[The exercise] Look for the line containing "Give me the Altair source for this chart." and the line containing "base = alt.Chart(df)" in the entries below. Copy those two and all lines between them exactly, leaving out pictures.

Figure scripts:
** begin **
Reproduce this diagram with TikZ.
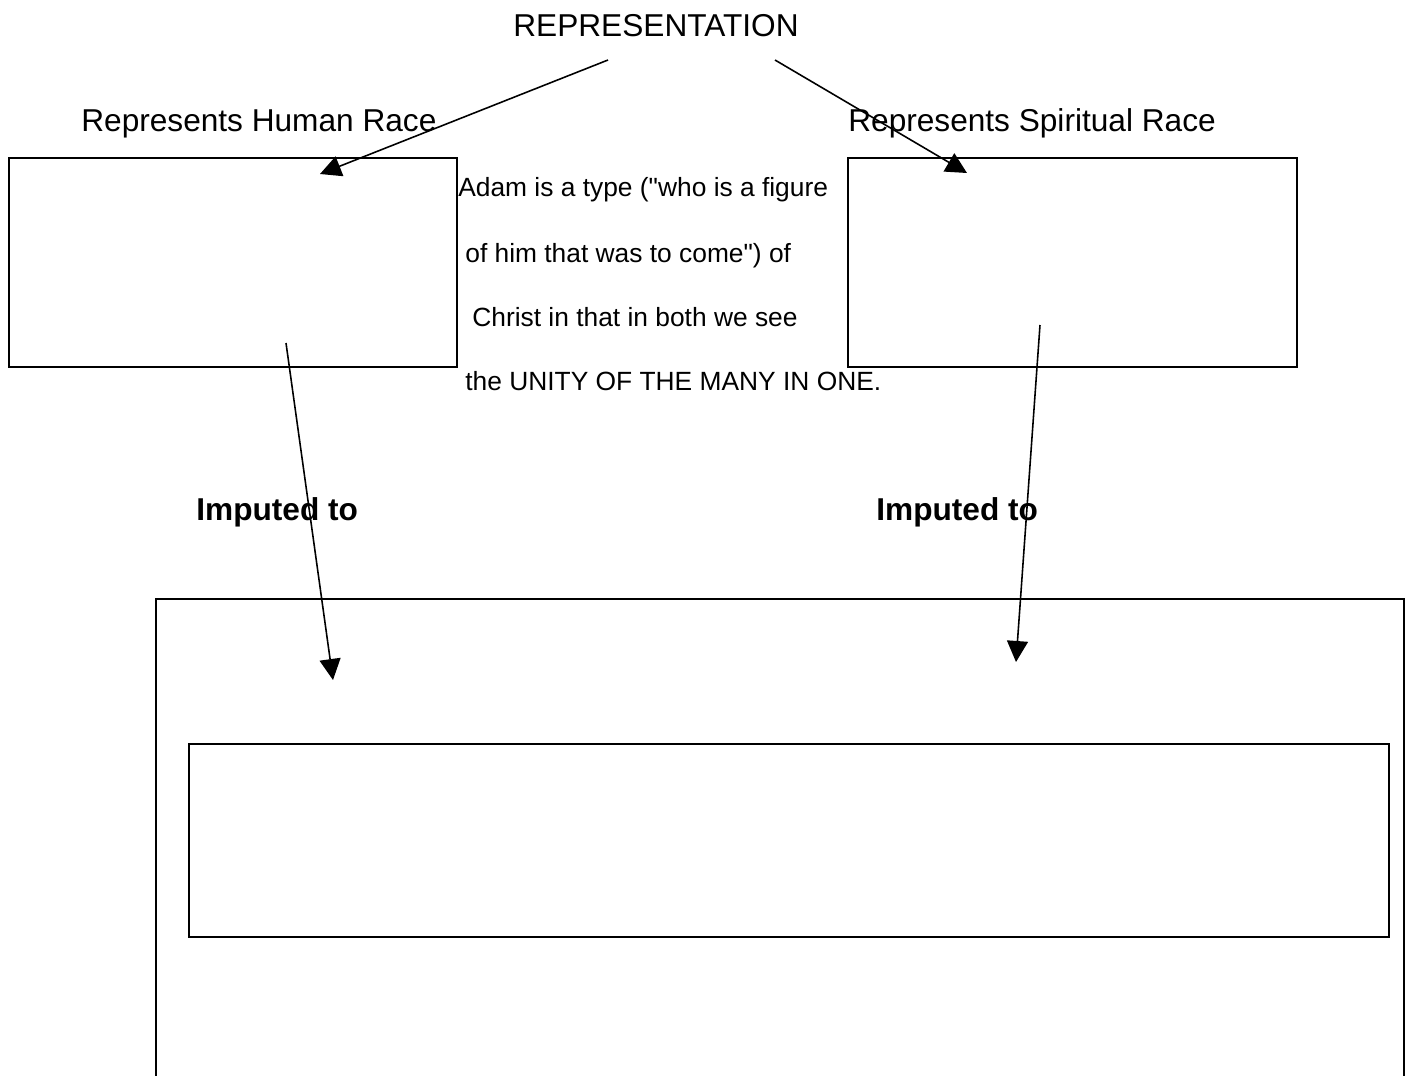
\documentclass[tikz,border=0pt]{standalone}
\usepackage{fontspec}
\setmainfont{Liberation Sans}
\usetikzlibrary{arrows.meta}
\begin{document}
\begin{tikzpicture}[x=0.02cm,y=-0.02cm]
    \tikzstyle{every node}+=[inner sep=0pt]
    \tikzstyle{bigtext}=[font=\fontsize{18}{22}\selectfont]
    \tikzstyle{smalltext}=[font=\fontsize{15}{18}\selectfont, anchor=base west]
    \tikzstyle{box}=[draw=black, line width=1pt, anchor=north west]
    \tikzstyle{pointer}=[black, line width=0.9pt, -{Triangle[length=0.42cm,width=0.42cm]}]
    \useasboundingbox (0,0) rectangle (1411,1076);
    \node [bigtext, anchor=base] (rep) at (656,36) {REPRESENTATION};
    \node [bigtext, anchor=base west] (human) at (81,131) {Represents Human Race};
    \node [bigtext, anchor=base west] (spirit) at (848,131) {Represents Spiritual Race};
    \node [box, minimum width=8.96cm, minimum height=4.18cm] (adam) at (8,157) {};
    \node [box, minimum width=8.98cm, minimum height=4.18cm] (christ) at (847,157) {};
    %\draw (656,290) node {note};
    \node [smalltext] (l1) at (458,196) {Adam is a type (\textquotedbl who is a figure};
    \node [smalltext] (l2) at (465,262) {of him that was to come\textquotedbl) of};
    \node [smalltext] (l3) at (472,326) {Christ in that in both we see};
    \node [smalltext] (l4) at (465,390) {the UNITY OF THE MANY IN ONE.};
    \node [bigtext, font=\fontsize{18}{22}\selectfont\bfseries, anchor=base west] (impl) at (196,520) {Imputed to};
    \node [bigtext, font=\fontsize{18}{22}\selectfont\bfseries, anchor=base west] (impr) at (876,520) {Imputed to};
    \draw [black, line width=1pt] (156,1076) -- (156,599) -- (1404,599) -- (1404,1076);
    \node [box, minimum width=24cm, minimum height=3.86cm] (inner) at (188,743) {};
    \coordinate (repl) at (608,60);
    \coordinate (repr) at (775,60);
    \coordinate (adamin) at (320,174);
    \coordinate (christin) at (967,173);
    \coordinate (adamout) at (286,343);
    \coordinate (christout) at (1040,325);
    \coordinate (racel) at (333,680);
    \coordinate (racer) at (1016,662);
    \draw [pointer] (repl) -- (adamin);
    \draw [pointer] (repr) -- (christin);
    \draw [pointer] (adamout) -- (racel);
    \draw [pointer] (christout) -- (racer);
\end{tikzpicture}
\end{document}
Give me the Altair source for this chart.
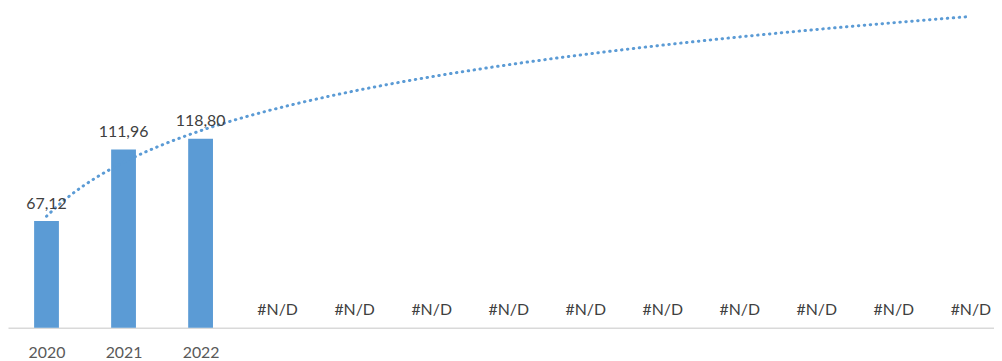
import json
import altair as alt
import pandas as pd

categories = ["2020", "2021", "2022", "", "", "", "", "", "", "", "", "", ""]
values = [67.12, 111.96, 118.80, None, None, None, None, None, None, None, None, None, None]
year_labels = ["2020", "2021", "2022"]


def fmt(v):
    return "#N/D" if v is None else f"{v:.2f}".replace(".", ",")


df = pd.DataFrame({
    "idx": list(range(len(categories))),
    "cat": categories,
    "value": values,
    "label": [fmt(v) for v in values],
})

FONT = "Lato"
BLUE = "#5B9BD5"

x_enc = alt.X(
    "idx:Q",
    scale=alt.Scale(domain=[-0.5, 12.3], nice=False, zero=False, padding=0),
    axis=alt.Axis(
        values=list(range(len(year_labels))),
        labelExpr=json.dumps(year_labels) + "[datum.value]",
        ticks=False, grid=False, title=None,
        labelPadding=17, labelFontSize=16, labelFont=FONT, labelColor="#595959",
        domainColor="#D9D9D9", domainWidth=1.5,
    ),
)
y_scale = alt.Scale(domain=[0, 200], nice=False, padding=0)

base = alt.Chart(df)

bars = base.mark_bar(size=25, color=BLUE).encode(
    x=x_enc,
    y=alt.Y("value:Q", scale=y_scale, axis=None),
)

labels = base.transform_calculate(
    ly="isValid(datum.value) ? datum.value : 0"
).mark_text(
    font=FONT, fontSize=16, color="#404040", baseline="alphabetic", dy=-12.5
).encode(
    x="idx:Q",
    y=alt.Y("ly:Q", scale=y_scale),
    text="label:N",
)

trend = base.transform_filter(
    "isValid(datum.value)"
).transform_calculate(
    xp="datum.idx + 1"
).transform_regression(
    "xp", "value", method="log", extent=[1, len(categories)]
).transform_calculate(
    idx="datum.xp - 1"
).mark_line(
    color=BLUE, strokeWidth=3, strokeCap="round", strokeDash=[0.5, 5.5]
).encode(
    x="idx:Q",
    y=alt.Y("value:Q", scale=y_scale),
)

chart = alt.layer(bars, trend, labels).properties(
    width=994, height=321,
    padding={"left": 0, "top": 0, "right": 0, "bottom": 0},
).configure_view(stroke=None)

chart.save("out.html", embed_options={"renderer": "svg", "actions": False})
** end **
[Right answer]
Give me the Altair source for this chart.
import json
import altair as alt
import pandas as pd

categories = ["2020", "2021", "2022", "", "", "", "", "", "", "", "", "", ""]
values = [67.12, 111.96, 118.80, None, None, None, None, None, None, None, None, None, None]
year_labels = ["2020", "2021", "2022"]


def fmt(v):
    return "#N/D" if v is None else f"{v:.2f}".replace(".", ",")


df = pd.DataFrame({
    "idx": list(range(len(categories))),
    "cat": categories,
    "value": values,
    "label": [fmt(v) for v in values],
})

FONT = "Lato"
BLUE = "#5B9BD5"

x_enc = alt.X(
    "idx:Q",
    scale=alt.Scale(domain=[-0.5, 12.3], nice=False, zero=False, padding=0),
    axis=alt.Axis(
        values=list(range(len(year_labels))),
        labelExpr=json.dumps(year_labels) + "[datum.value]",
        ticks=False, grid=False, title=None,
        labelPadding=17, labelFontSize=16, labelFont=FONT, labelColor="#595959",
        domainColor="#D9D9D9", domainWidth=1.5,
    ),
)
y_scale = alt.Scale(domain=[0, 200], nice=False, padding=0)

base = alt.Chart(df)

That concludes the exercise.